Please list all lines of the material below in which the string "code" occurs.

## [Data supplied]
= = = = = = =
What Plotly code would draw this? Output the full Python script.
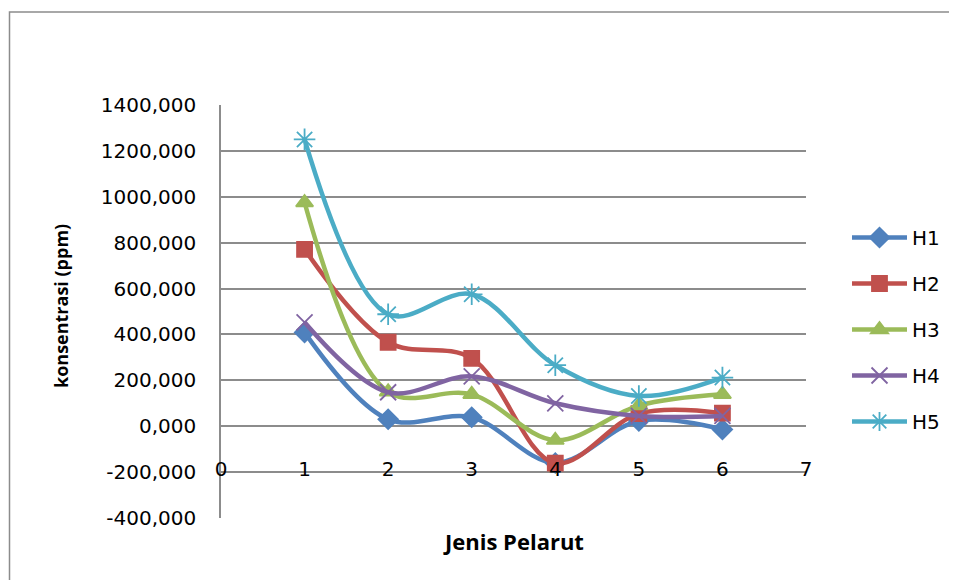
import plotly.graph_objects as go

x_vals = [1, 2, 3, 4, 5, 6]
series_names = ["H1", "H2", "H3", "H4", "H5"]
h1 = [409, 30, 39, -160, 23, -14]
h2 = [771, 366, 296, -161, 55, 57]
h3 = [975, 150, 139, -61, 90, 139]
h4 = [453, 148, 217, 100, 45, 45]
h5 = [1250, 488, 575, 266, 132, 212]
series_values = [h1, h2, h3, h4, h5]

y_tickvals = [-400, -200, 0, 200, 400, 600, 800, 1000, 1200, 1400]
y_ticktext = ["-400,000", "-200,000", "0,000", "200,000", "400,000", "600,000",
              "800,000", "1000,000", "1200,000", "1400,000"]
x_tickvals = [0, 1, 2, 3, 4, 5, 6, 7]

colors = ["#4F81BD", "#C0504D", "#9BBB59", "#8064A2", "#4BACC6"]
symbols = ["diamond", "square", "triangle-up", "x-thin-open", "asterisk-open"]
msizes = [15, 15, 15, 16, 18]

TICKFONT = "DejaVu Sans"
TITLEFONT = "Open Sans"
GRID = "#8c8c8c"

fig = go.Figure()
for i, name in enumerate(series_names):
    fig.add_trace(go.Scatter(
        x=x_vals, y=series_values[i], name=name, mode="lines+markers",
        line=dict(color=colors[i], width=4.5, shape="spline", smoothing=1.0),
        marker=dict(symbol=symbols[i], size=msizes[i], color=colors[i],
                    line=dict(color=colors[i], width=1.8)),
        legendgroup=name,
    ))

# page body has an 8px margin; window coordinates are used below
OFF = 8
L, R, T, B = 221, 806, 105, 518
W, H = 957 - OFF, 580 - OFF
pw, ph = R - L, B - T

def px_x(p):
    return (p - L) / pw

def px_y(p):
    return (B - p) / ph

fig.update_layout(
    width=W, height=H,
    margin=dict(l=L - OFF, r=W - (R - OFF), t=T - OFF, b=H - (B - OFF), pad=0),
    plot_bgcolor="white", paper_bgcolor="white",
    font=dict(family=TICKFONT, size=20, color="#000000"),
    showlegend=True,
    legend=dict(x=px_x(847), y=px_y(218), xanchor="left", yanchor="top",
                font=dict(family=TICKFONT, size=20), tracegroupgap=17,
                itemwidth=55, bgcolor="rgba(0,0,0,0)"),
    xaxis=dict(range=[0, 7], tickvals=x_tickvals, showgrid=False, zeroline=False,
               showline=False, ticks="", anchor="free", position=px_y(455),
               tickfont=dict(family=TICKFONT, size=20)),
    yaxis=dict(range=[-400, 1400], tickvals=y_tickvals, ticktext=y_ticktext,
               showgrid=True, gridcolor=GRID, gridwidth=1.5, zeroline=False,
               showline=True, linecolor=GRID, linewidth=1.5, ticks="",
               ticklabelstandoff=19,
               tickfont=dict(family=TICKFONT, size=20)),
    annotations=[
        dict(text="<b>konsentrasi (ppm)</b>", xref="paper", yref="paper",
             x=px_x(61), y=px_y(306), textangle=-90, showarrow=False,
             font=dict(family=TITLEFONT, size=18), xanchor="center", yanchor="middle"),
        dict(text="<b>Jenis Pelarut</b>", xref="paper", yref="paper",
             x=px_x(513), y=px_y(541), showarrow=False,
             font=dict(family=TITLEFONT, size=22), xanchor="center", yanchor="middle"),
    ],
    shapes=[
        dict(type="rect", xref="paper", yref="paper",
             x0=px_x(9.5), x1=px_x(975), y0=px_y(600), y1=px_y(12),
             line=dict(color=GRID, width=1.5), fillcolor="rgba(0,0,0,0)",
             layer="below"),
    ],
)

fig.write_html("out.html")
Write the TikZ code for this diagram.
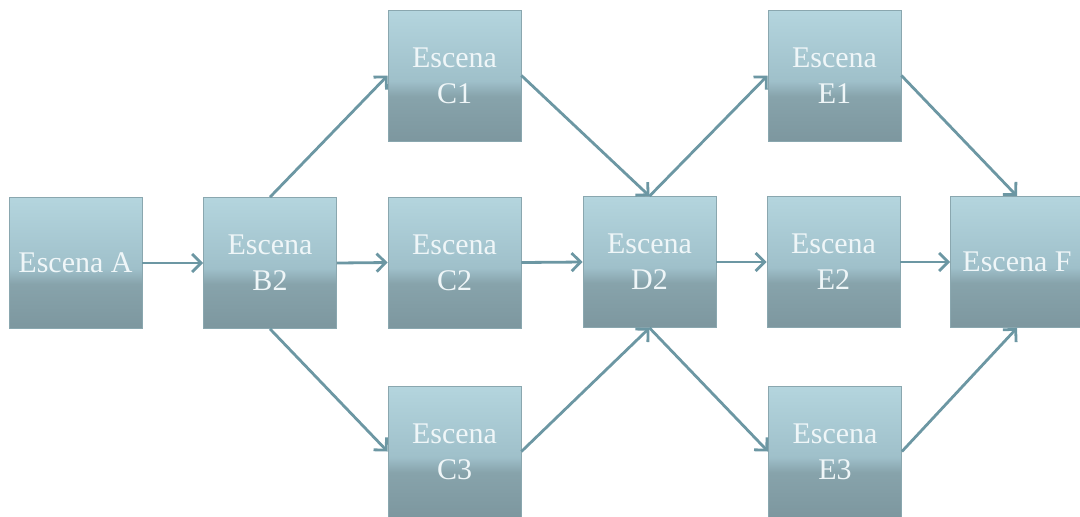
\documentclass[tikz,border=0pt]{standalone}
\usepackage{fontspec}
\setmainfont{Liberation Serif}
\usetikzlibrary{arrows.meta}

\definecolor{sdark}{HTML}{7D979F}
\definecolor{sdarkb}{HTML}{87A3AB}
\definecolor{smid}{HTML}{9FC0CA}
\definecolor{slight}{HTML}{B4D5DE}
\definecolor{sedge}{HTML}{8AA7AF}
\definecolor{link}{HTML}{6C97A3}
\definecolor{label}{HTML}{EFF6F8}

% vertical shading: the path spans 25bp (bottom) to 75bp (top)
\pgfdeclareverticalshading{scene}{100bp}{%
  color(0bp)=(sdark); color(25bp)=(sdark); color(42bp)=(sdarkb);
  color(48bp)=(smid); color(75bp)=(slight); color(100bp)=(slight)}

\tikzset{
  scenebox/.style={rectangle, shading=scene, draw=sedge, line width=0.4pt,
    minimum width=66.5pt, minimum height=65.5pt, inner sep=0pt,
    align=center, text=label,
    font=\fontsize{15}{18}\selectfont},
  flow/.style={draw=link, line width=1.4pt,
    -{Straight Barb[length=4.5pt,width=9pt]}}
}

\begin{document}
\begin{tikzpicture}[x=0.5pt, y=-0.5pt]
  \useasboundingbox (0,0) rectangle (1080,516);

  \node[scenebox] (A)  at (75.5, 263)   {Escena A};
  \node[scenebox] (B2) at (270, 263)    {Escena\\B2};
  \node[scenebox] (C1) at (454.5, 75.5) {Escena\\C1};
  \node[scenebox] (C2) at (454.5, 262.5){Escena\\C2};
  \node[scenebox] (C3) at (454.5, 451.5){Escena\\C3};
  \node[scenebox] (D2) at (649.5, 262)  {Escena\\D2};
  \node[scenebox] (E1) at (834.5, 75.5) {Escena\\E1};
  \node[scenebox] (E2) at (833.5, 262)  {Escena\\E2};
  \node[scenebox] (E3) at (835, 451.5)  {Escena\\E3};
  \node[scenebox] (F)  at (1017, 262)   {Escena F};

  \draw[flow] (A.east) -- (B2.west);
  \draw[flow] (B2.north) -- (C1.west);
  \draw[flow] (B2.east) -- (C2.west);
  \draw[flow] (B2.south) -- (C3.west);
  \draw[flow] (C1.east) -- (D2.north);
  \draw[flow] (C2.east) -- (D2.west);
  \draw[flow] (C3.east) -- (D2.south);
  \draw[flow] (D2.north) -- (E1.west);
  \draw[flow] (D2.east) -- (E2.west);
  \draw[flow] (D2.south) -- (E3.west);
  \draw[flow] (E1.east) -- (F.north);
  \draw[flow] (E2.east) -- (F.west);
  \draw[flow] (E3.east) -- (F.south);
\end{tikzpicture}
\end{document}
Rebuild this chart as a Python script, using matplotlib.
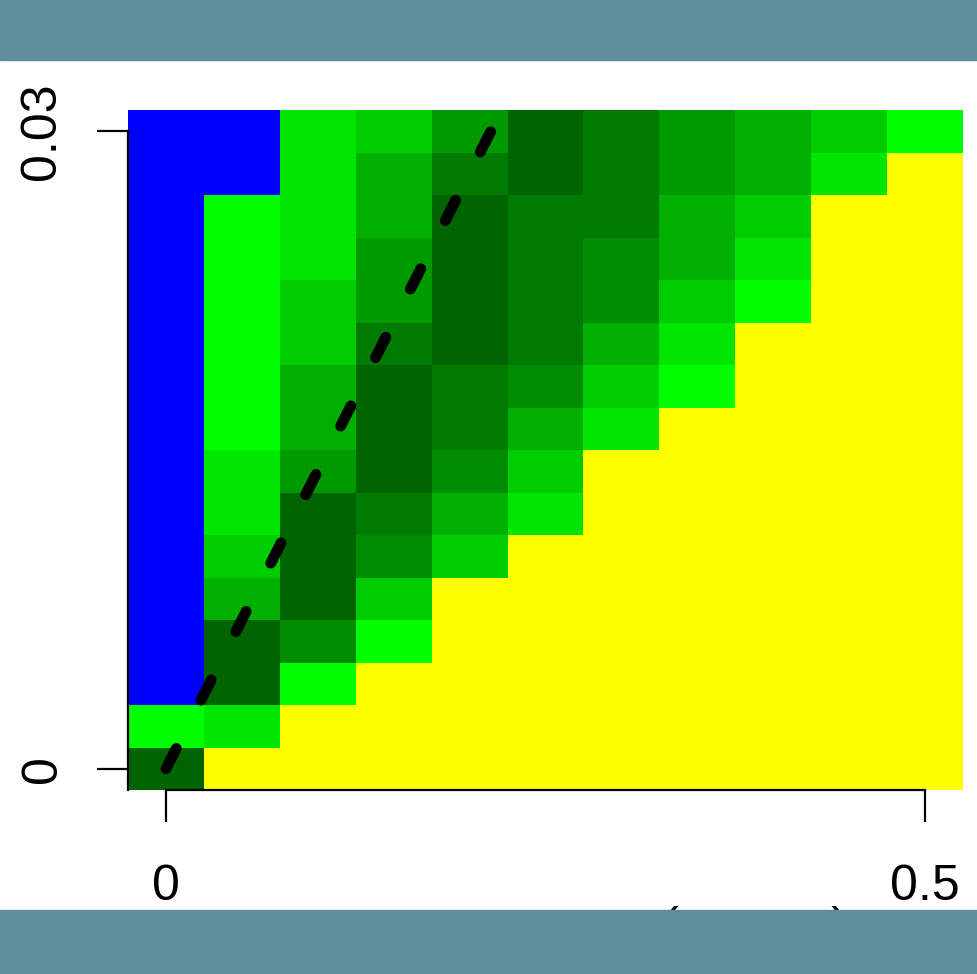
= = = = = = =
## [Task output]
What Plotly code would draw this? Output the full Python script.
Write the TikZ code for this diagram.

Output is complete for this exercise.